::: DATA EXTRACT
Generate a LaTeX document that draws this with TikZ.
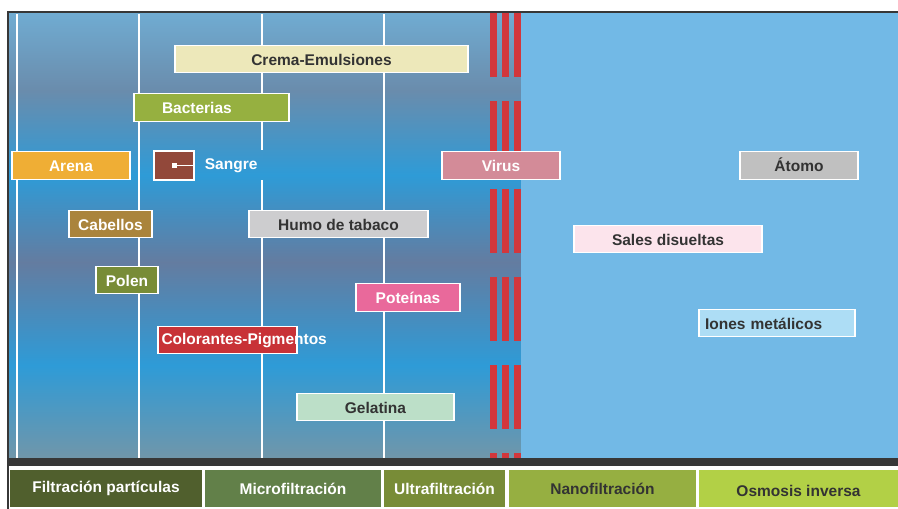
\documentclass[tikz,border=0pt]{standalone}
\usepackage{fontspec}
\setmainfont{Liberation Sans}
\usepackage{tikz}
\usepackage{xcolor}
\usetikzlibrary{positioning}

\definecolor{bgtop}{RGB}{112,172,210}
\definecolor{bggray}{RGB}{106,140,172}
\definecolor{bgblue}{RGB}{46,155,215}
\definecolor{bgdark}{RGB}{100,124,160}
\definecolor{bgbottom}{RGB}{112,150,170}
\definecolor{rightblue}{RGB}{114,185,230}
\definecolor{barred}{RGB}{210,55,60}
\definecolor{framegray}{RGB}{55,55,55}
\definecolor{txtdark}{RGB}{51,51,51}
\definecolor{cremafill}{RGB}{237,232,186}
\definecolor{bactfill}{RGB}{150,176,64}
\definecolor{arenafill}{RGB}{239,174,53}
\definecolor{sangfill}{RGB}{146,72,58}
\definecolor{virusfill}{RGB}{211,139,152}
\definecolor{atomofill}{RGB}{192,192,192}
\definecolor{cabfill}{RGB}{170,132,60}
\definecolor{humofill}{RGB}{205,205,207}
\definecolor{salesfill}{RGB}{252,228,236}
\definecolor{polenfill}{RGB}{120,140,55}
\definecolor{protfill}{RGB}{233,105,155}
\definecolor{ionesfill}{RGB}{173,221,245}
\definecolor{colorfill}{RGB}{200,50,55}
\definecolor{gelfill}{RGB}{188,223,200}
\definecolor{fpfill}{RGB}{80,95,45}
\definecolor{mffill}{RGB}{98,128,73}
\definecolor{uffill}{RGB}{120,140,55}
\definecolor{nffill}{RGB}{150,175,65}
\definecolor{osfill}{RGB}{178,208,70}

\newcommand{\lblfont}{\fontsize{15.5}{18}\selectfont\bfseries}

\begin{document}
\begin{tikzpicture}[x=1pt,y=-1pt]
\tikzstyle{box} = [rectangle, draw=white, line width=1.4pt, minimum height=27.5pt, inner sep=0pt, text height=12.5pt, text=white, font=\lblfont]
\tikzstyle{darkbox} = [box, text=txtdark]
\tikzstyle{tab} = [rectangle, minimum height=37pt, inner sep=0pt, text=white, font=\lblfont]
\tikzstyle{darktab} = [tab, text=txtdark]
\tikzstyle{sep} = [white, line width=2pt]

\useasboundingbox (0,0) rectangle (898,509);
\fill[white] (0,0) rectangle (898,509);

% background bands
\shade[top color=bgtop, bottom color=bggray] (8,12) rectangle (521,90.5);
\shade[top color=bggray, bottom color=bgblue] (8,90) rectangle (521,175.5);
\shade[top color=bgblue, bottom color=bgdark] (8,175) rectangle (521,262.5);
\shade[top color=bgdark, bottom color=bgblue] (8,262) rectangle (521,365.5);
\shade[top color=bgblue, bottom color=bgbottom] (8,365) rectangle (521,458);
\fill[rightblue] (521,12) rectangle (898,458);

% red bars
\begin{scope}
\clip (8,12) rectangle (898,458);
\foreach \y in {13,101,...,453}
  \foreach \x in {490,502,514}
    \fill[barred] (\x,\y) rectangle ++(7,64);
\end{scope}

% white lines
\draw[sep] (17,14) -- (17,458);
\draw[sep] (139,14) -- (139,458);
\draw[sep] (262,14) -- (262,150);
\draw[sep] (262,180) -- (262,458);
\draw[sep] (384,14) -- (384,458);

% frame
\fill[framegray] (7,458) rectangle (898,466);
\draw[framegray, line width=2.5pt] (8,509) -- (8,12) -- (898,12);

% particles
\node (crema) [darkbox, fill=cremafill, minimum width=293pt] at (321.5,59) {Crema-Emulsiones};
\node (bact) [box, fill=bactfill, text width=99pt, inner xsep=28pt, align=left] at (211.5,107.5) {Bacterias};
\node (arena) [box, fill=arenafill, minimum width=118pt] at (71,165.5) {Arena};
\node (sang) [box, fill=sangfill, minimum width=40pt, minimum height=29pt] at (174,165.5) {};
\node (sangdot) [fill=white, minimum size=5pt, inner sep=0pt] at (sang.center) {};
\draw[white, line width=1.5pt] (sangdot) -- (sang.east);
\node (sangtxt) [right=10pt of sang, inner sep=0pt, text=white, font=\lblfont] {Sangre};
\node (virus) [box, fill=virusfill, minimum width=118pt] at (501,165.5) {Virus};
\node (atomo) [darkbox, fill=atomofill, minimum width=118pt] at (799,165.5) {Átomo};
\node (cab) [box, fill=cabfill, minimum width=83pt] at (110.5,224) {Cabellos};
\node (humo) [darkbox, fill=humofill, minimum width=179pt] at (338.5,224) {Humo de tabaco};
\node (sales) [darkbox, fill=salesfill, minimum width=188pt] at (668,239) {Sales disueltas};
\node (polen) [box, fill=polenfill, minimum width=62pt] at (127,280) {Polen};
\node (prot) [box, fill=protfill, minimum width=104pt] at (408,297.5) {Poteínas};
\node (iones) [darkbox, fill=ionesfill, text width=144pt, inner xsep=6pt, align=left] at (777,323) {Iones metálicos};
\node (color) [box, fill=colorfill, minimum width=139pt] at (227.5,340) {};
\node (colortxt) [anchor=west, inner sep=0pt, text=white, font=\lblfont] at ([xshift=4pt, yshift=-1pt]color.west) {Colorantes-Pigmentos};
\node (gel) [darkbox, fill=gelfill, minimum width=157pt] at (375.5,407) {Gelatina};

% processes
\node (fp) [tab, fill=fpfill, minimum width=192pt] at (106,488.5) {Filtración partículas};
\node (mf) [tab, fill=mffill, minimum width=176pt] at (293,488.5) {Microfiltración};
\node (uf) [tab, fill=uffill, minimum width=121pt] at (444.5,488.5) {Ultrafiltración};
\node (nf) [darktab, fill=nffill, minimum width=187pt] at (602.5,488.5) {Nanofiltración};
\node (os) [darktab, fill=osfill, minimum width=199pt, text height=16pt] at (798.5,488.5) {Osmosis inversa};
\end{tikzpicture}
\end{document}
::::::
**EXERCISE AIM:** Each line of the data should be quoted exactly, with pictures left out.

**SOLVED EXERCISE:**
Generate a LaTeX document that draws this with TikZ.
\documentclass[tikz,border=0pt]{standalone}
\usepackage{fontspec}
\setmainfont{Liberation Sans}
\usepackage{tikz}
\usepackage{xcolor}
\usetikzlibrary{positioning}

\definecolor{bgtop}{RGB}{112,172,210}
\definecolor{bggray}{RGB}{106,140,172}
\definecolor{bgblue}{RGB}{46,155,215}
\definecolor{bgdark}{RGB}{100,124,160}
\definecolor{bgbottom}{RGB}{112,150,170}
\definecolor{rightblue}{RGB}{114,185,230}
\definecolor{barred}{RGB}{210,55,60}
\definecolor{framegray}{RGB}{55,55,55}
\definecolor{txtdark}{RGB}{51,51,51}
\definecolor{cremafill}{RGB}{237,232,186}
\definecolor{bactfill}{RGB}{150,176,64}
\definecolor{arenafill}{RGB}{239,174,53}
\definecolor{sangfill}{RGB}{146,72,58}
\definecolor{virusfill}{RGB}{211,139,152}
\definecolor{atomofill}{RGB}{192,192,192}
\definecolor{cabfill}{RGB}{170,132,60}
\definecolor{humofill}{RGB}{205,205,207}
\definecolor{salesfill}{RGB}{252,228,236}
\definecolor{polenfill}{RGB}{120,140,55}
\definecolor{protfill}{RGB}{233,105,155}
\definecolor{ionesfill}{RGB}{173,221,245}
\definecolor{colorfill}{RGB}{200,50,55}
\definecolor{gelfill}{RGB}{188,223,200}
\definecolor{fpfill}{RGB}{80,95,45}
\definecolor{mffill}{RGB}{98,128,73}
\definecolor{uffill}{RGB}{120,140,55}
\definecolor{nffill}{RGB}{150,175,65}
\definecolor{osfill}{RGB}{178,208,70}

\newcommand{\lblfont}{\fontsize{15.5}{18}\selectfont\bfseries}

\begin{document}
\begin{tikzpicture}[x=1pt,y=-1pt]
\tikzstyle{box} = [rectangle, draw=white, line width=1.4pt, minimum height=27.5pt, inner sep=0pt, text height=12.5pt, text=white, font=\lblfont]
\tikzstyle{darkbox} = [box, text=txtdark]
\tikzstyle{tab} = [rectangle, minimum height=37pt, inner sep=0pt, text=white, font=\lblfont]
\tikzstyle{darktab} = [tab, text=txtdark]
\tikzstyle{sep} = [white, line width=2pt]

\useasboundingbox (0,0) rectangle (898,509);
\fill[white] (0,0) rectangle (898,509);

% background bands
\shade[top color=bgtop, bottom color=bggray] (8,12) rectangle (521,90.5);
\shade[top color=bggray, bottom color=bgblue] (8,90) rectangle (521,175.5);
\shade[top color=bgblue, bottom color=bgdark] (8,175) rectangle (521,262.5);
\shade[top color=bgdark, bottom color=bgblue] (8,262) rectangle (521,365.5);
\shade[top color=bgblue, bottom color=bgbottom] (8,365) rectangle (521,458);
\fill[rightblue] (521,12) rectangle (898,458);

% red bars
\begin{scope}
\clip (8,12) rectangle (898,458);
\foreach \y in {13,101,...,453}
  \foreach \x in {490,502,514}
    \fill[barred] (\x,\y) rectangle ++(7,64);
\end{scope}

% white lines
\draw[sep] (17,14) -- (17,458);
\draw[sep] (139,14) -- (139,458);
\draw[sep] (262,14) -- (262,150);
\draw[sep] (262,180) -- (262,458);
\draw[sep] (384,14) -- (384,458);

% frame
\fill[framegray] (7,458) rectangle (898,466);
\draw[framegray, line width=2.5pt] (8,509) -- (8,12) -- (898,12);

% particles
\node (crema) [darkbox, fill=cremafill, minimum width=293pt] at (321.5,59) {Crema-Emulsiones};
\node (bact) [box, fill=bactfill, text width=99pt, inner xsep=28pt, align=left] at (211.5,107.5) {Bacterias};
\node (arena) [box, fill=arenafill, minimum width=118pt] at (71,165.5) {Arena};
\node (sang) [box, fill=sangfill, minimum width=40pt, minimum height=29pt] at (174,165.5) {};
\node (sangdot) [fill=white, minimum size=5pt, inner sep=0pt] at (sang.center) {};
\draw[white, line width=1.5pt] (sangdot) -- (sang.east);
\node (sangtxt) [right=10pt of sang, inner sep=0pt, text=white, font=\lblfont] {Sangre};
\node (virus) [box, fill=virusfill, minimum width=118pt] at (501,165.5) {Virus};
\node (atomo) [darkbox, fill=atomofill, minimum width=118pt] at (799,165.5) {Átomo};
\node (cab) [box, fill=cabfill, minimum width=83pt] at (110.5,224) {Cabellos};
\node (humo) [darkbox, fill=humofill, minimum width=179pt] at (338.5,224) {Humo de tabaco};
\node (sales) [darkbox, fill=salesfill, minimum width=188pt] at (668,239) {Sales disueltas};
\node (polen) [box, fill=polenfill, minimum width=62pt] at (127,280) {Polen};
\node (prot) [box, fill=protfill, minimum width=104pt] at (408,297.5) {Poteínas};
\node (iones) [darkbox, fill=ionesfill, text width=144pt, inner xsep=6pt, align=left] at (777,323) {Iones metálicos};
\node (color) [box, fill=colorfill, minimum width=139pt] at (227.5,340) {};
\node (colortxt) [anchor=west, inner sep=0pt, text=white, font=\lblfont] at ([xshift=4pt, yshift=-1pt]color.west) {Colorantes-Pigmentos};
\node (gel) [darkbox, fill=gelfill, minimum width=157pt] at (375.5,407) {Gelatina};

% processes
\node (fp) [tab, fill=fpfill, minimum width=192pt] at (106,488.5) {Filtración partículas};
\node (mf) [tab, fill=mffill, minimum width=176pt] at (293,488.5) {Microfiltración};
\node (uf) [tab, fill=uffill, minimum width=121pt] at (444.5,488.5) {Ultrafiltración};
\node (nf) [darktab, fill=nffill, minimum width=187pt] at (602.5,488.5) {Nanofiltración};
\node (os) [darktab, fill=osfill, minimum width=199pt, text height=16pt] at (798.5,488.5) {Osmosis inversa};
\end{tikzpicture}
\end{document}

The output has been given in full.